[Problem requirements]: Lines holding the string "matplotlib" are the ones to copy from this listing.

[Source excerpt]:

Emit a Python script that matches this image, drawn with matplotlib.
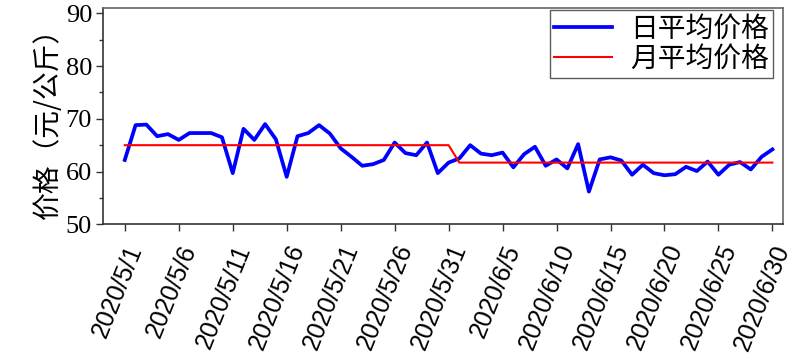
import numpy as np
import matplotlib
matplotlib.use('Agg')
import matplotlib.pyplot as plt

# daily average price (yuan/kg), 2020/5/1 .. 2020/6/30
daily_price = [
    62.2, 68.8, 68.9, 66.7, 67.1, 66.0, 67.3, 67.3, 67.3, 66.5,
    59.7, 68.1, 66.0, 69.0, 66.1, 59.0, 66.7, 67.3, 68.8, 67.2,
    64.4, 62.8, 61.1, 61.4, 62.2, 65.5, 63.5, 63.1, 65.5, 59.7,
    61.7,
    62.5, 65.0, 63.4, 63.1, 63.6, 60.8, 63.3, 64.7, 61.1, 62.3,
    60.6, 65.2, 56.2, 62.3, 62.7, 62.1, 59.4, 61.3, 59.7, 59.3,
    59.5, 60.9, 60.1, 61.9, 59.4, 61.3, 61.8, 60.4, 62.8, 64.2,
]
may_avg = 65.0
june_avg = 61.7
may_days = 31
june_days = 30

tick_labels = ['2020/5/1', '2020/5/6', '2020/5/11', '2020/5/16', '2020/5/21',
               '2020/5/26', '2020/5/31', '2020/6/5', '2020/6/10', '2020/6/15',
               '2020/6/20', '2020/6/25', '2020/6/30']
y_ticks = [50, 60, 70, 80, 90]

monthly_price = [may_avg] * may_days + [june_avg] * june_days
x = np.arange(len(daily_price))

cjk = ['Noto Sans CJK SC', 'DejaVu Sans']
plt.rcParams['font.serif'] = ['Liberation Serif', 'DejaVu Serif']

fig = plt.figure(figsize=(8, 3.63), dpi=100)
ax = fig.add_axes([0.129, 0.382, 0.850, 0.596])

ax.plot(x, daily_price, color='#0000ff', lw=2.7, label='日平均价格')
ax.plot(x, monthly_price, color='#ff0000', lw=1.5, label='月平均价格')

ax.set_xlim(-2, 61)
ax.set_ylim(50, 91)
ax.set_yticks(y_ticks)
ax.set_yticks([55, 65, 75, 85], minor=True)
ax.tick_params(axis='y', labelfontfamily='serif', labelsize=19)
ax.set_xticks(np.arange(0, 61, 5))
ax.set_xticklabels(tick_labels, rotation=68, ha='right', va='top',
                   rotation_mode='anchor', family='Liberation Sans', fontsize=18)

ax.tick_params(axis='both', which='major', direction='out', length=5, width=1, color='#333333')
ax.tick_params(axis='x', pad=7)
ax.tick_params(axis='y', pad=3)
ax.tick_params(axis='y', which='minor', direction='out', length=3, width=1, color='#333333')
for side in ['left', 'bottom']:
    ax.spines[side].set_color('#333333')
for side in ['top', 'right']:
    ax.spines[side].set_color('#666666')
for s in ax.spines.values():
    s.set_linewidth(1.2)

ax.set_ylabel('价格（元/公斤）', family=cjk, fontsize=20, labelpad=2)

leg = ax.legend(loc='upper right', bbox_to_anchor=(0.985, 0.993),
                prop={'family': cjk, 'size': 20},
                frameon=True, fancybox=False, handlelength=2.1,
                borderaxespad=0.0, labelspacing=0.0, borderpad=0.15,
                handletextpad=0.65)
leg.get_frame().set_edgecolor('#333333')
leg.get_frame().set_linewidth(1.0)

fig.savefig('out.png', dpi=100)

[Response below]:
Emit a Python script that matches this image, drawn with matplotlib.
import matplotlib
matplotlib.use('Agg')
import matplotlib.pyplot as plt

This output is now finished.